- Problem description: Restate the listing below word for word, omitting any images.

--*--

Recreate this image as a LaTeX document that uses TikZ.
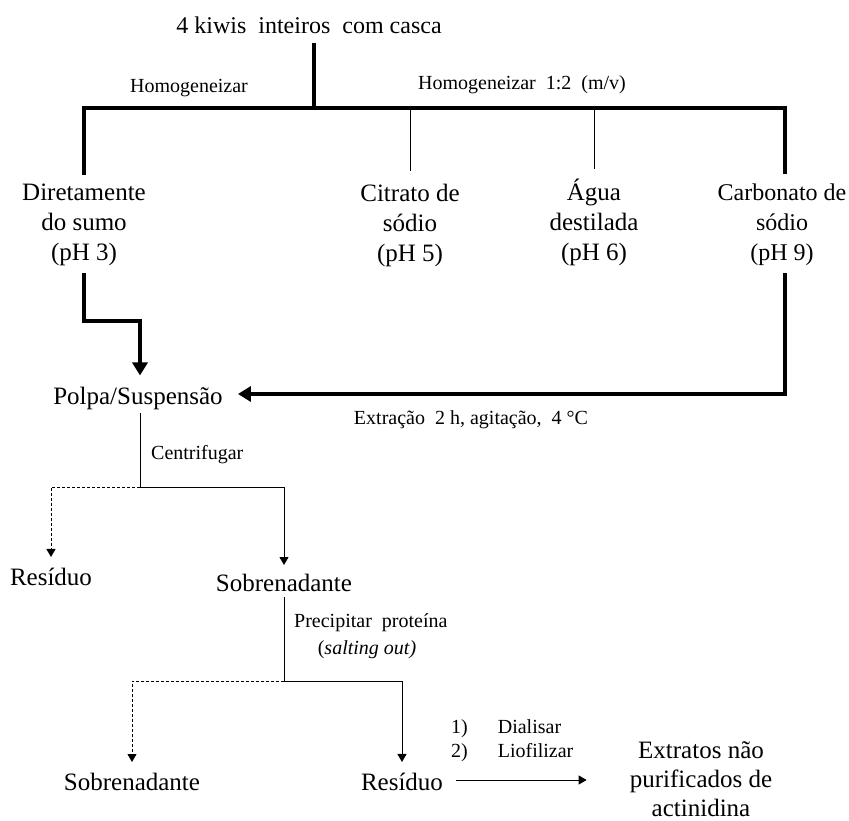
\documentclass[tikz,border=0pt]{standalone}
\usepackage{fontspec}
\setmainfont{Liberation Serif}
\usetikzlibrary{arrows.meta,
                positioning,
                calc}

\tikzset{
    main/.style={font=\fontsize{25}{30}\selectfont, align=center, inner sep=3pt},
    lbl/.style={font=\fontsize{20}{24}\selectfont, inner sep=0pt},
    heavy/.style={line width=4pt, line join=miter},
    fine/.style={line width=1pt},
    heavyarrow/.style={heavy, -{Triangle[length=13pt,width=15pt]}},
    finearrow/.style={fine, -{Triangle[length=8pt,width=9pt]}},
    dasharrow/.style={finearrow, dash pattern=on 3pt off 2pt}
}

\begin{document}
\begin{tikzpicture}[x=1pt,y=-1pt]
    \useasboundingbox (0,0) rectangle (849,821);

    % start and first split
    \node[main, font=\fontsize{24}{29}\selectfont] (kiwi) at (309,25) {4 kiwis\ \ inteiros\ \ com casca};
    \coordinate (split) at (314,108);

    \node[main] (sumo) at (84,225) {Diretamente\\do sumo\\(pH 3)};
    \node[main] (citrato) at (410,225) {Citrato de\\sódio\\(pH 5)};
    \node[main] (agua) at (594,222) {Água\\destilada\\(pH 6)};
    \node[main, font=\fontsize{24}{30}\selectfont, inner sep=1pt] (carbonato) at (782,225) {Carbonato de\\sódio\\(pH 9)};
    \coordinate (rcorner) at (785,108);

    \draw[heavy] ($(kiwi.south -| split)+(0,6)$) -- (split);
    \draw[heavy] ($(sumo.north)+(0,-6)$) -- (sumo.north |- split)
        -- (rcorner) -- ($(carbonato.north -| rcorner)+(0,-9)$);
    \draw[fine] (citrato.north |- split) -- ($(citrato.north)+(0,-9)$);
    \draw[fine] (agua.north |- split) -- ($(agua.north)+(0,-6)$);

    \node[lbl] (homog) at (189,88) {Homogeneizar};
    \node[lbl] (homog2) at (522,85) {Homogeneizar\ \ 1:2\ \ (m/v)};

    % extraction
    \node[main] (polpa) at (138,398) {Polpa/Suspensão};
    \draw[heavyarrow] ($(sumo.south)+(0,4)$) -- ++(0,48) -| ($(polpa.north)+(2,-8)$);
    \draw[heavyarrow] ($(carbonato.south -| rcorner)+(0,6)$) |- ($(polpa.east)+(12,-4)$);
    \node[lbl] (extr) at (471,420) {Extração\ \ 2 h, agitação,\ \ 4 °C};

    % centrifugation
    \coordinate (cfork) at (140,487);
    \draw[fine] (polpa.south -| cfork) -- (cfork);
    \node[lbl, anchor=west] (centr) at (151,455) {Centrifugar};

    \node[main] (res1) at (51,577) {Resíduo};
    \node[main] (sob1) at (284,583) {Sobrenadante};
    \draw[dasharrow] (cfork) -| ($(res1.north)+(0,-8)$);
    \draw[finearrow] (cfork) -| ($(sob1.north)+(0,-6)$);

    % salting out
    \coordinate (pfork) at (284,681);
    \draw[fine] ($(sob1.south)+(0,2)$) -- (pfork);
    \node[lbl, anchor=west] (precip) at (294,623) {Precipitar\ \ proteína};
    \node[lbl] (salt) at (367,650) {(\textit{salting out)}};

    \node[main] (sob2) at (132,782) {Sobrenadante};
    \node[main] (res2) at (402,782) {Resíduo};
    \draw[dasharrow] (pfork) -| ($(sob2.north)+(0,-8)$);
    \draw[finearrow] (pfork) -| ($(res2.north)+(0,-8)$);

    % final step
    \node[main, font=\fontsize{25}{29}\selectfont] (extratos) at (701,779) {Extratos não\\purificados de\\actinidina};
    \draw[finearrow, shorten >=40pt] ($(res2.east)+(10,-2)$) -- (extratos.west |- 0,780);
    \node[lbl, anchor=west, align=left] (steps) at (451,741)
        {1)\hspace{1.5em}Dialisar\\2)\hspace{1.5em}Liofilizar};
\end{tikzpicture}
\end{document}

--*--

- Answer to this task:
Recreate this image as a LaTeX document that uses TikZ.
\documentclass[tikz,border=0pt]{standalone}
\usepackage{fontspec}
\setmainfont{Liberation Serif}
\usetikzlibrary{arrows.meta,
                positioning,
                calc}

\tikzset{
    main/.style={font=\fontsize{25}{30}\selectfont, align=center, inner sep=3pt},
    lbl/.style={font=\fontsize{20}{24}\selectfont, inner sep=0pt},
    heavy/.style={line width=4pt, line join=miter},
    fine/.style={line width=1pt},
    heavyarrow/.style={heavy, -{Triangle[length=13pt,width=15pt]}},
    finearrow/.style={fine, -{Triangle[length=8pt,width=9pt]}},
    dasharrow/.style={finearrow, dash pattern=on 3pt off 2pt}
}

\begin{document}
\begin{tikzpicture}[x=1pt,y=-1pt]
    \useasboundingbox (0,0) rectangle (849,821);

    % start and first split
    \node[main, font=\fontsize{24}{29}\selectfont] (kiwi) at (309,25) {4 kiwis\ \ inteiros\ \ com casca};
    \coordinate (split) at (314,108);

    \node[main] (sumo) at (84,225) {Diretamente\\do sumo\\(pH 3)};
    \node[main] (citrato) at (410,225) {Citrato de\\sódio\\(pH 5)};
    \node[main] (agua) at (594,222) {Água\\destilada\\(pH 6)};
    \node[main, font=\fontsize{24}{30}\selectfont, inner sep=1pt] (carbonato) at (782,225) {Carbonato de\\sódio\\(pH 9)};
    \coordinate (rcorner) at (785,108);

    \draw[heavy] ($(kiwi.south -| split)+(0,6)$) -- (split);
    \draw[heavy] ($(sumo.north)+(0,-6)$) -- (sumo.north |- split)
        -- (rcorner) -- ($(carbonato.north -| rcorner)+(0,-9)$);
    \draw[fine] (citrato.north |- split) -- ($(citrato.north)+(0,-9)$);
    \draw[fine] (agua.north |- split) -- ($(agua.north)+(0,-6)$);

    \node[lbl] (homog) at (189,88) {Homogeneizar};
    \node[lbl] (homog2) at (522,85) {Homogeneizar\ \ 1:2\ \ (m/v)};

    % extraction
    \node[main] (polpa) at (138,398) {Polpa/Suspensão};
    \draw[heavyarrow] ($(sumo.south)+(0,4)$) -- ++(0,48) -| ($(polpa.north)+(2,-8)$);
    \draw[heavyarrow] ($(carbonato.south -| rcorner)+(0,6)$) |- ($(polpa.east)+(12,-4)$);
    \node[lbl] (extr) at (471,420) {Extração\ \ 2 h, agitação,\ \ 4 °C};

    % centrifugation
    \coordinate (cfork) at (140,487);
    \draw[fine] (polpa.south -| cfork) -- (cfork);
    \node[lbl, anchor=west] (centr) at (151,455) {Centrifugar};

    \node[main] (res1) at (51,577) {Resíduo};
    \node[main] (sob1) at (284,583) {Sobrenadante};
    \draw[dasharrow] (cfork) -| ($(res1.north)+(0,-8)$);
    \draw[finearrow] (cfork) -| ($(sob1.north)+(0,-6)$);

    % salting out
    \coordinate (pfork) at (284,681);
    \draw[fine] ($(sob1.south)+(0,2)$) -- (pfork);
    \node[lbl, anchor=west] (precip) at (294,623) {Precipitar\ \ proteína};
    \node[lbl] (salt) at (367,650) {(\textit{salting out)}};

    \node[main] (sob2) at (132,782) {Sobrenadante};
    \node[main] (res2) at (402,782) {Resíduo};
    \draw[dasharrow] (pfork) -| ($(sob2.north)+(0,-8)$);
    \draw[finearrow] (pfork) -| ($(res2.north)+(0,-8)$);

    % final step
    \node[main, font=\fontsize{25}{29}\selectfont] (extratos) at (701,779) {Extratos não\\purificados de\\actinidina};
    \draw[finearrow, shorten >=40pt] ($(res2.east)+(10,-2)$) -- (extratos.west |- 0,780);
    \node[lbl, anchor=west, align=left] (steps) at (451,741)
        {1)\hspace{1.5em}Dialisar\\2)\hspace{1.5em}Liofilizar};
\end{tikzpicture}
\end{document}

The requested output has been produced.